4. Results and Discussion

The process of crowdsourcing involves Internet crowds [5, 90]. Crowds are recruited from Internet-enabled societies. Crowd workers possess some attributes, such as qualification, age, gender, language, worker place, skills, past service, and experience. Based on these characteristics, workers are selected [6, 11, 39, 100]. An employer should carefully pick workers to produce quality results [56]. The success of the organization depends on the allocation of tasks to members of the crowd, which requires adequate control systems, such as screening workers [11, 41]. When choosing the crowd, care must be taken as it is noted that the quality increases with a varied choice of crowds [50]. In our process of crowd selection, a crowd set (10 number of crowd “C1, C2, C3, C4, C5, C6, C7, C8, C9, and C10”) possessing multiple features (positive and negative features) are positioned in a graphical structure. The crowds are represented as different nodes connected with each other with the help of edges; an equal number of ants (10 numbers) are generated for the purpose to traverse on various edges and to select various crowd nodes, i.e., partial solution of the crowd set. The partial solutions (crowd subset C) will be evaluated based on the pheromone probability on paths, if it meets the stopping criteria (i.e., it selects the best crowd subset C), then the ants will stop its traversal and will produce the best crowd subset having multiple features. If the ants do not satisfy the stopping criteria, the pheromones are updated, and for the second iteration, the process is initiated. The selection and rejection of nodes (crowd) depend on the probability of pheromone on each edge; if the value is higher, the nodes will be selected and best crowd subset will be produced in ant’s traversal and if the value of pheromone is less, the edge and in turn, the crowd node is rejected. Table 4 represents the ants and their selected path.
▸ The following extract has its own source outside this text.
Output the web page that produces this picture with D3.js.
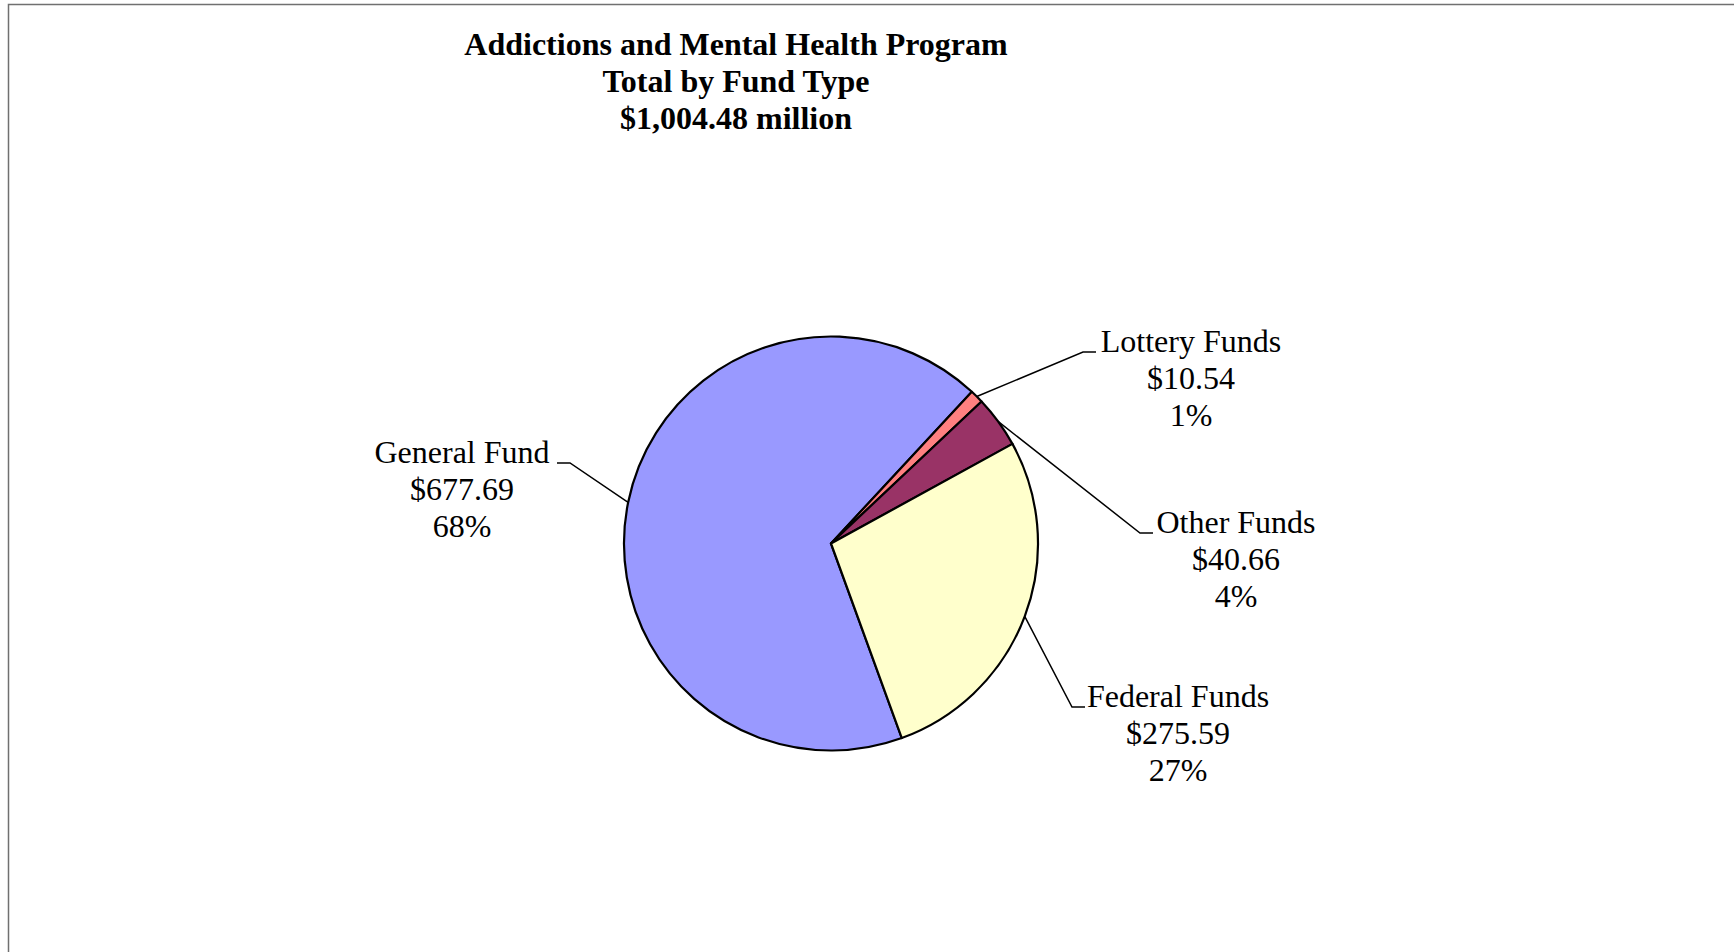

The probability of edges is calculated to find the best traversing path and in turn selects only appropriate crowd that will be assigned with different tasks in various activities. In our crowd selection method, the crowd subset C1, C4, C5, C8, and C9 by ant A, traversal is selected as the evaluation of the probability of pheromone values on edges linking these nodes (crowds) were higher than the edges linking other nodes (Crowd).

5. Conclusion

In the proposed study, we proposed ant colony optimization-based crowd selection for the problem of crowd selection in crowdsourcing. The key contribution of our research is to select the crowd based on the multicriteria features as the selection of crowd in previous approaches was based on a single or few features that do not guarantee the appropriate selection of crowd and thus affects the crowdsourcing activity. With our presented approach (ACO-CS) best crowds are selected according to multicriteria features that will, in turn, make crowdsourcing activity efficient and effective. The model “ACO-CS” in this paper is presented theoretically with less number of crowds. In future, we will implement it practically as this model is effective (i.e., selects crowd on the basis of multi-criteria features) than existing techniques used for crowd selection; therefore, it will play an important role in the crowd selection phase in crowdsourcing activity.

Data Availability

No data were used to support the findings of this study..

Conflicts of Interest

The authors declare that they have no conflicts of interest.